### AIM OF THE EXERCISE:
Reproduce every entry that follows word for word, but omit the images.

## START RAW DATA

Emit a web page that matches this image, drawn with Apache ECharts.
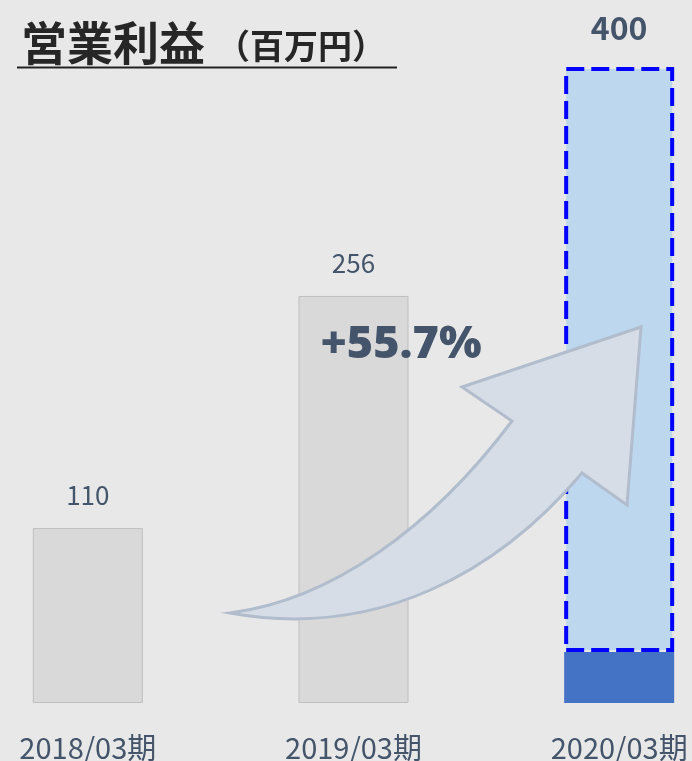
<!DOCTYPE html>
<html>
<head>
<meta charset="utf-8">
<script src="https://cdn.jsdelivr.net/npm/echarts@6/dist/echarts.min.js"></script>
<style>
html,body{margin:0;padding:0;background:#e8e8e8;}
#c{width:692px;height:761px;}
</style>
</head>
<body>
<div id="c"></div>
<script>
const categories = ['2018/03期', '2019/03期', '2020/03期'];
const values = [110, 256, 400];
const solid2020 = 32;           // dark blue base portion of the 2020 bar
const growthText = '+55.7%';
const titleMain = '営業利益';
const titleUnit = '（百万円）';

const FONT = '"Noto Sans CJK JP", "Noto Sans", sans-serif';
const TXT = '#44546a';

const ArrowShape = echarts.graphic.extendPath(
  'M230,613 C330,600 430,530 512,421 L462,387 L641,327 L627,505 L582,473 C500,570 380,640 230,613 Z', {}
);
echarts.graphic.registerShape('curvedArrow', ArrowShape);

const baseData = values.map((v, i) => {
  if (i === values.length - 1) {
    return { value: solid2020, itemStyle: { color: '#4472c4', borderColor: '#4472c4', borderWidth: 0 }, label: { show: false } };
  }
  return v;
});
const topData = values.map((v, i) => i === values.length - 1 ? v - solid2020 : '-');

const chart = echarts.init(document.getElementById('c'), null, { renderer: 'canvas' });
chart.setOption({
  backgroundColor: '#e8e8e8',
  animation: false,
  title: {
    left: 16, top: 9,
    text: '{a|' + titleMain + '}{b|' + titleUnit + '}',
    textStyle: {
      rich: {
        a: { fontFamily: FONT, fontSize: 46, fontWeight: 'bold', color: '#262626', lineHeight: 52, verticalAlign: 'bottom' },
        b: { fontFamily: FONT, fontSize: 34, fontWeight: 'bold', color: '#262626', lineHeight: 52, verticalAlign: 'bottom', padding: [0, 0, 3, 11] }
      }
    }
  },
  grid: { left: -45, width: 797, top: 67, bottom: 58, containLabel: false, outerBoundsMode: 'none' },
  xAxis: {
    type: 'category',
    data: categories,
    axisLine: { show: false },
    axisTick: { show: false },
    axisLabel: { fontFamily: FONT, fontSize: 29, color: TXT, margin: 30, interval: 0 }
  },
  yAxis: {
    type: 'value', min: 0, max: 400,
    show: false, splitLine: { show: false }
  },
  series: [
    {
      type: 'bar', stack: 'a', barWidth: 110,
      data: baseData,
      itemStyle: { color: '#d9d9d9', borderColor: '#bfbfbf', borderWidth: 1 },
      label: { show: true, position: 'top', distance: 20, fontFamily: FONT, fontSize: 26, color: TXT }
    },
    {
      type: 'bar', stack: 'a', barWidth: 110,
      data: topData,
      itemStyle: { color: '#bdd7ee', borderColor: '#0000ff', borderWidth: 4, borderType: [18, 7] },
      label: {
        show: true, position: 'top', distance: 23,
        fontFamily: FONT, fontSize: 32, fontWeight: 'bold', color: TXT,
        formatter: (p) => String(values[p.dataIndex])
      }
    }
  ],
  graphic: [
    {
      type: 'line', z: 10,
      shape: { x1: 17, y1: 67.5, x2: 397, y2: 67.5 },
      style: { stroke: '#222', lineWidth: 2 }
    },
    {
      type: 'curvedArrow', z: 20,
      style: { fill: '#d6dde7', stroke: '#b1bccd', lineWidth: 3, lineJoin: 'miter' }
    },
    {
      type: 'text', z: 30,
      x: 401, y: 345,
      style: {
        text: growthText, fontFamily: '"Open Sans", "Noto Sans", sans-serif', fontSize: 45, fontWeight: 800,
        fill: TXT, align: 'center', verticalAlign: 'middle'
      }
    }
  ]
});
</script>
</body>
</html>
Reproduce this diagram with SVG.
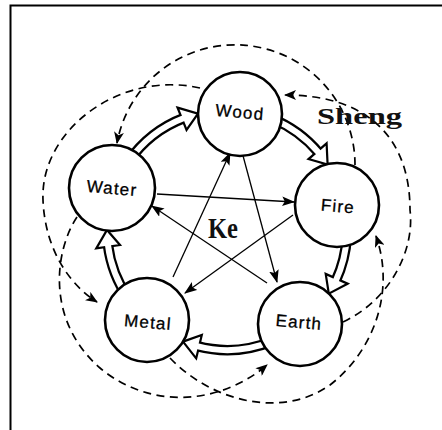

## END RAW DATA

### ANSWER FOR THE TASK:
Emit a web page that matches this image, drawn with Apache ECharts.
<!DOCTYPE html>
<html>
<head>
<meta charset="utf-8">
<script src="https://cdn.jsdelivr.net/npm/echarts@6/dist/echarts.min.js"></script>
<style>
html,body{margin:0;padding:0;background:#e8e8e8;}
#c{width:692px;height:761px;}
</style>
</head>
<body>
<div id="c"></div>
<script>
const categories = ['2018/03期', '2019/03期', '2020/03期'];
const values = [110, 256, 400];
const solid2020 = 32;           // dark blue base portion of the 2020 bar
const growthText = '+55.7%';
const titleMain = '営業利益';
const titleUnit = '（百万円）';

const FONT = '"Noto Sans CJK JP", "Noto Sans", sans-serif';
const TXT = '#44546a';

const ArrowShape = echarts.graphic.extendPath(
  'M230,613 C330,600 430,530 512,421 L462,387 L641,327 L627,505 L582,473 C500,570 380,640 230,613 Z', {}
);
echarts.graphic.registerShape('curvedArrow', ArrowShape);

const baseData = values.map((v, i) => {
  if (i === values.length - 1) {
    return { value: solid2020, itemStyle: { color: '#4472c4', borderColor: '#4472c4', borderWidth: 0 }, label: { show: false } };
  }
  return v;
});
const topData = values.map((v, i) => i === values.length - 1 ? v - solid2020 : '-');

const chart = echarts.init(document.getElementById('c'), null, { renderer: 'canvas' });
chart.setOption({
  backgroundColor: '#e8e8e8',
  animation: false,
  title: {
    left: 16, top: 9,
    text: '{a|' + titleMain + '}{b|' + titleUnit + '}',
    textStyle: {
      rich: {
        a: { fontFamily: FONT, fontSize: 46, fontWeight: 'bold', color: '#262626', lineHeight: 52, verticalAlign: 'bottom' },
        b: { fontFamily: FONT, fontSize: 34, fontWeight: 'bold', color: '#262626', lineHeight: 52, verticalAlign: 'bottom', padding: [0, 0, 3, 11] }
      }
    }
  },
  grid: { left: -45, width: 797, top: 67, bottom: 58, containLabel: false, outerBoundsMode: 'none' },
  xAxis: {
    type: 'category',
    data: categories,
    axisLine: { show: false },
    axisTick: { show: false },
    axisLabel: { fontFamily: FONT, fontSize: 29, color: TXT, margin: 30, interval: 0 }
  },
  yAxis: {
    type: 'value', min: 0, max: 400,
    show: false, splitLine: { show: false }
  },
  series: [
    {
      type: 'bar', stack: 'a', barWidth: 110,
      data: baseData,
      itemStyle: { color: '#d9d9d9', borderColor: '#bfbfbf', borderWidth: 1 },
      label: { show: true, position: 'top', distance: 20, fontFamily: FONT, fontSize: 26, color: TXT }
    },
    {
      type: 'bar', stack: 'a', barWidth: 110,
      data: topData,
      itemStyle: { color: '#bdd7ee', borderColor: '#0000ff', borderWidth: 4, borderType: [18, 7] },
      label: {
        show: true, position: 'top', distance: 23,
        fontFamily: FONT, fontSize: 32, fontWeight: 'bold', color: TXT,
        formatter: (p) => String(values[p.dataIndex])
      }
    }
  ],
  graphic: [
    {
      type: 'line', z: 10,
      shape: { x1: 17, y1: 67.5, x2: 397, y2: 67.5 },
      style: { stroke: '#222', lineWidth: 2 }
    },
    {
      type: 'curvedArrow', z: 20,
      style: { fill: '#d6dde7', stroke: '#b1bccd', lineWidth: 3, lineJoin: 'miter' }
    },
    {
      type: 'text', z: 30,
      x: 401, y: 345,
      style: {
        text: growthText, fontFamily: '"Open Sans", "Noto Sans", sans-serif', fontSize: 45, fontWeight: 800,
        fill: TXT, align: 'center', verticalAlign: 'middle'
      }
    }
  ]
});
</script>
</body>
</html>
Reproduce this diagram with SVG.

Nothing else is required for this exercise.